The University of Utah, Weber State University and Westminster College joined more than 160 other colleges and universities nationwide that signed the friend-of-the-court brief calling for the Deferred Action For Childhood Arrivals program, or DACA, to be restored. The U.S. Supreme Court will hear oral arguments on November 12. 

There are an estimated 9,000 DACA recipients living in Utah out of nearly 700,000 nationwide, according to an analysis by the Washington-based Center for American Progress, a public policy research and advocacy organization. There were at least 1,162 undocumented students at Utah’s eight public colleges and universities during the 2017-18 school year, the most recent data from the Utah System of Higher Education shows.

Officials from other Utah institutions which weren’t part of the brief said they were unaware of the movement or couldn’t participate due to technical difficulties. 

Former President Barack Obama created the DACA program in 2012 through an executive order to shield certain young immigrants from deportation. 

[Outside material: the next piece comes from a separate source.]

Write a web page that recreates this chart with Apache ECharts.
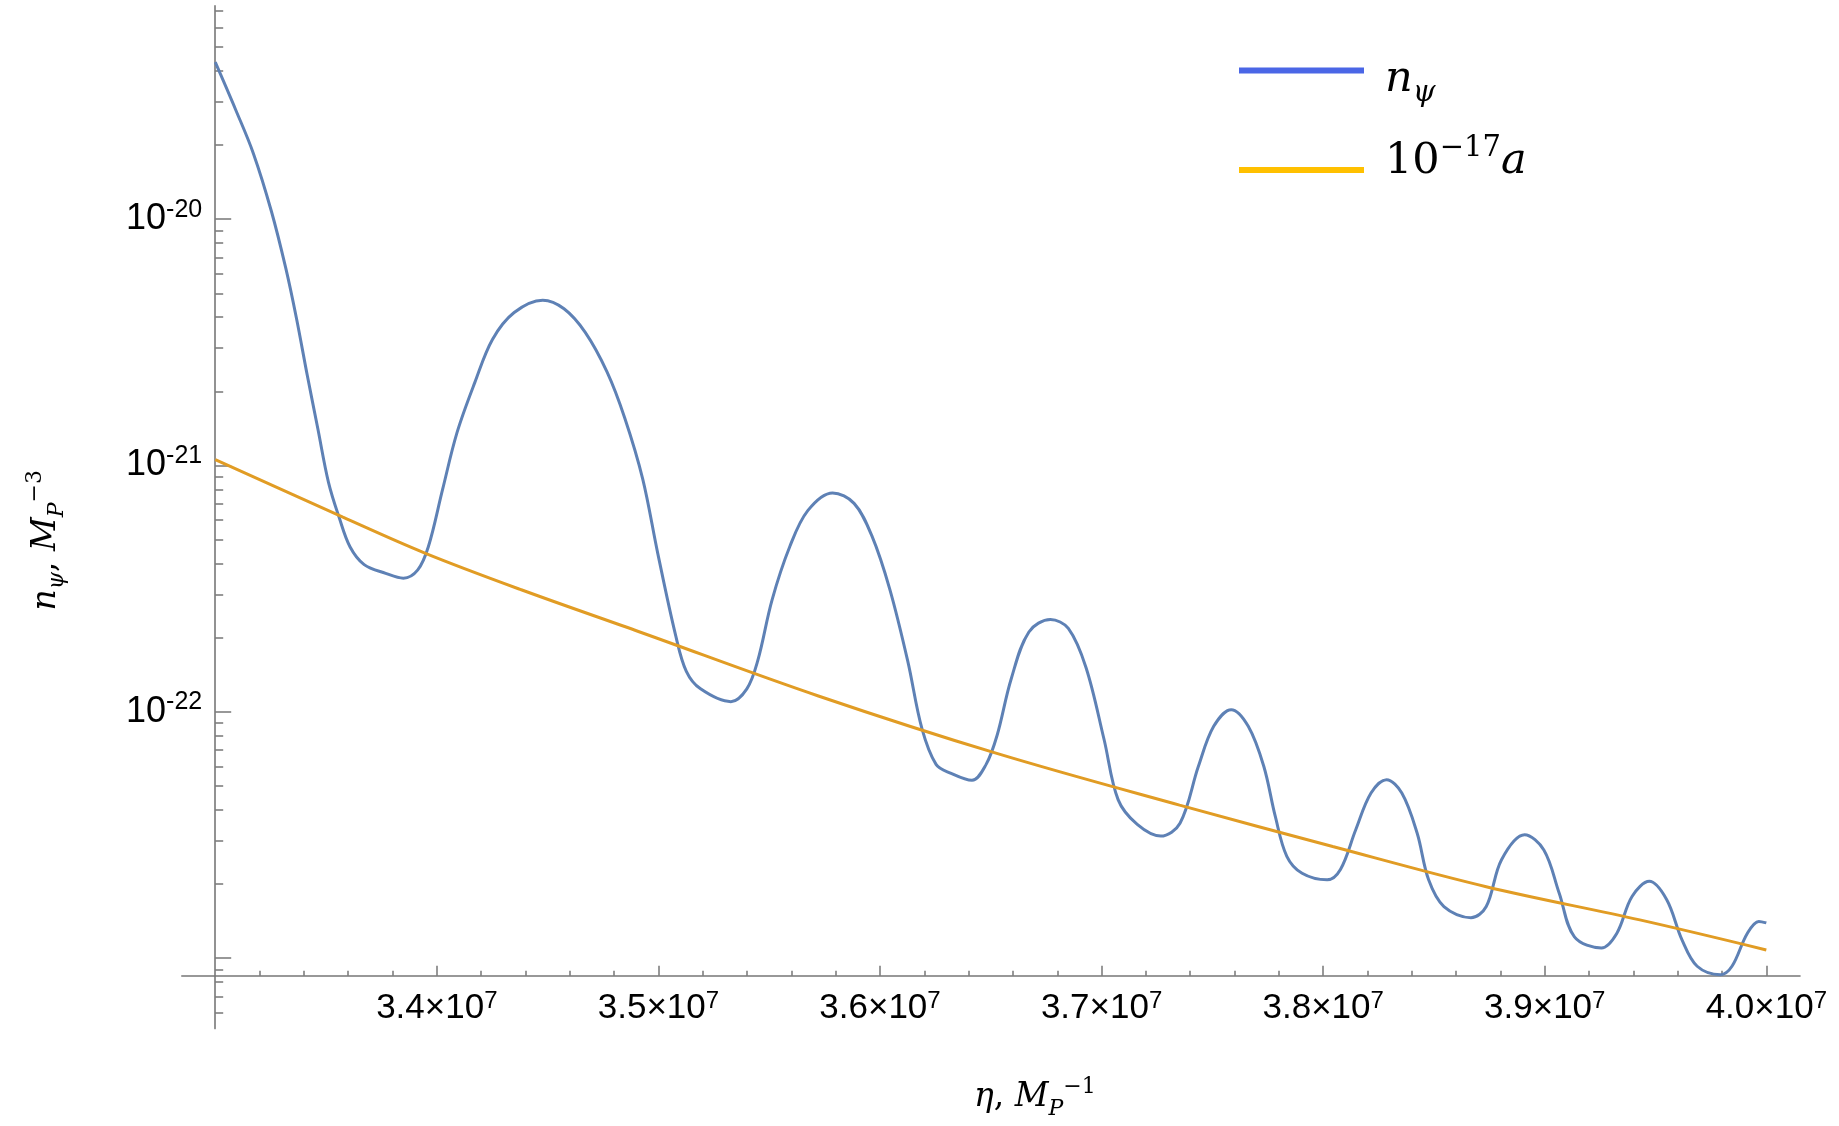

President Donald Trump said Wednesday in a tweet that if the Supreme Court upholds DACA, it would give the president extraordinary powers. 

The 165 institutions said in the brief that they have seen firsthand the benefits of DACA for their students and their campus alike.

“Amici Institutions of Higher Education share the Respondents’ interest in a diverse student body, and this brief demonstrates that Petitioners’ arbitrary and capricious actions will impact institutions of all sizes throughout the nation,” the group said in the brief. 

The movement was coordinated in part by the President’s Alliance on Higher Education and Immigration, a coalition of college and university leaders. 

Westminster College President Bethami Dobkin said signing on to the brief reflects the school’s commitment to educating students in a climate of security, rather than fear or ambiguity. 

“Any time you are unsure of your future in a way as dramatic as the recission of DACA, it can only compromise your ability to learn and our ability to benefit from all the potential you have to bring,” she said. 

Alonso Reyna Rivarola, the director of the University of Utah’s Dream Center and a DACA recipient himself, helped coordinate the institution’s involvement.

“I'm grateful we did because it shows our commitment to our students at the University of Utah,” he said. 

KUER reached out to other Utah institutions not part of the group to learn why they did not participate. 

Dixie State University President Richard William tried to join the group, but couldn’t due to technical glitches, spokesman Jordan Sharp said.

Snow College spokeswoman Marci Larsen said the school hadn’t heard about the brief until Wednesday. 

Utah State University spokesman Tim Vitale said he was unable to immediately answer why the school wasn’t part of the brief. However, President Noelle Cockett is part of the Presidents’ Alliance on Higher Education and Immigrationsteering committee. 

These three schools referenced a 2017 letter where all eight Utah public colleges and universities and the state’s commissioner of higher education pledged their support for DACA.

Brigham Young University spokeswoman Carri Jenkins said the private institution is routinely approached to participate in amicus briefs on a range of issues. She said BYU’s practice has been to limit its participation to those that directly affect the school’s mission.

Southern Utah University and Salt Lake Community College did not respond to requests for comment. SUU President Scott Wyatt is also a member of the alliance.